Curmie shrugs and moves on.

Thursday, September 25, 2025

Musings on the Shootings in Dallas... with a personal connection

Curmie really wants to write about something other than the immorality and incompetence of the Trump administration and their minions in more than a few statehouses.  He’s even got something about another topic essentially written and ready to post. 

But.

It doesn’t happen often, thankfully, but this time a personal friend was witness to an event that made national headlines, and his story demands to be told.  By now, Gentle Reader, you’ll have read about the shooting at an ICE facility in Dallas early yesterday morning. 

You may well have first learned of the incident when the Usual Suspects started blathering without evidence about the shooter’s motives, just as they did in the wake of events in Utah a couple weeks ago.  Here’s Kristi Noem

This vile attack was motivated by hatred for ICE.  For months, we’ve been warning politicians and the media to tone down their rhetoric about ICE law enforcement before someone was killed. This shooting must serve as a wake-up call to the far-left that their rhetoric about ICE has consequences. Comparing ICE Day-in and day-out to the Nazi Gestapo, the Secret Police, and slave patrols has consequences.

And JD Vance: “The obsessive attack on law enforcement, particularly ICE, must stop. I'm praying for everyone hurt in this attack and for their families.”  Curmie notes that all the victims were detainees, and the day Vance gives a shit about any of them is the day after the Devil tells him why he’s in hell. 

And Kash Patel: “These despicable, politically motivated attacks against law enforcement are not a one-off. We are only miles from Prarieland, Texas where just two months ago an individual ambushed a separate ICE facility, targeting their officers.”

And Acting ICE Director Todd Lyons: “It wasn’t directed at the detainees; it wasn’t directed at civilians in the street.  It was a definite attack on law enforcement.”

And here’s a selection from the rant by the Tangerine Palpatine himself: 

The Brave Men and Women of ICE are just trying to do their jobs, and remove the “WORST of the WORST” Criminals out of our Country, but they are facing an unprecedented increase in threats, violence, and attacks by Deranged Radical Leftists. This violence is the result of the Radical Left Democrats constantly demonizing Law Enforcement, calling for ICE to be demolished, and comparing ICE Officers to “Nazis.” The continuing violence from Radical Left Terrorists, in the aftermath of Charlie Kirk’s assassination, must be stopped. ICE Officers, and other Brave Members of Law Enforcement, are under grave threat.
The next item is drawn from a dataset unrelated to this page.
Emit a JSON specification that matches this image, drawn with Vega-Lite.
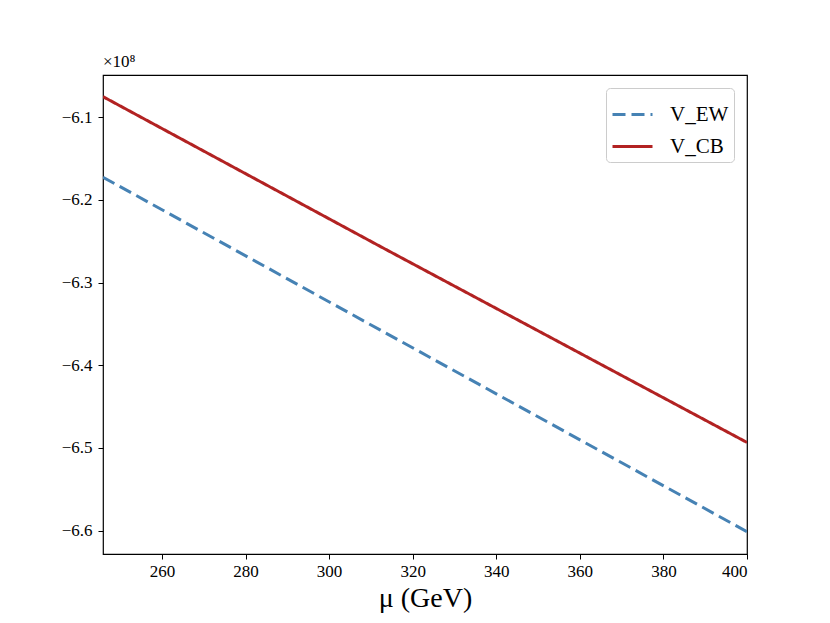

OK, let’s unpack that a little.  ICE is not the least bit interested in removing the “worst of the worst.”  Indeed, they’re under orders to avoid high crime areas, especially those with significant levels of gang activity.  Whether this is because of commands that they fill numerical quotas (it’s a lot easier to arrest a grandmother than a gang leader) or simply garden-variety cowardice is unclear.  Probably a bit of both. 

It is indeed true that at least one of the bullet casings found at the scene did have “anti-ICE” written on it.  That may be relevant; indeed it likely is.  But, of course, as some memester pointed out, a real lefty would more likely write “Fuck ICE” or “Abolish ICE”“anti-ICE” is what a right-winger thinks a leftist says.

Still, A hand-written note found at the home of the shooter, Joshua Jahn, seems to support the idea that Jahn was indeed attacking ICE.  It remains curious, however, that there were three casualties, including at least one death (not counting Jahn himself), but none of the victims were the supposedly intended targets.  There’s a difference between a likelihood and a certainty, after all, but you’d certainly never know that if you listened to the squawking from the Trumpian minions.  And some of the evidence that Jahn was indeed anti-ICE wasn’t discovered until well after the accusations were belched forth.  Government officials hurling accusations without evidence is a problem, even if, as now seems probable, they turn out to be right.

In fact, all this hyperventilating about “Radical Left Terrorists,” especially given the inconclusiveness of the evidence, does little but fan the flames and incite further violence.  Curmie isn’t quite ready to say that such is the intent of the administration—providing an excuse for further infringements on First, Fourth, and Fifth Amendment rights, for example—but it does loom as a possibility.  Of course, simple stupidity is the explanation for a lot of what this administration does…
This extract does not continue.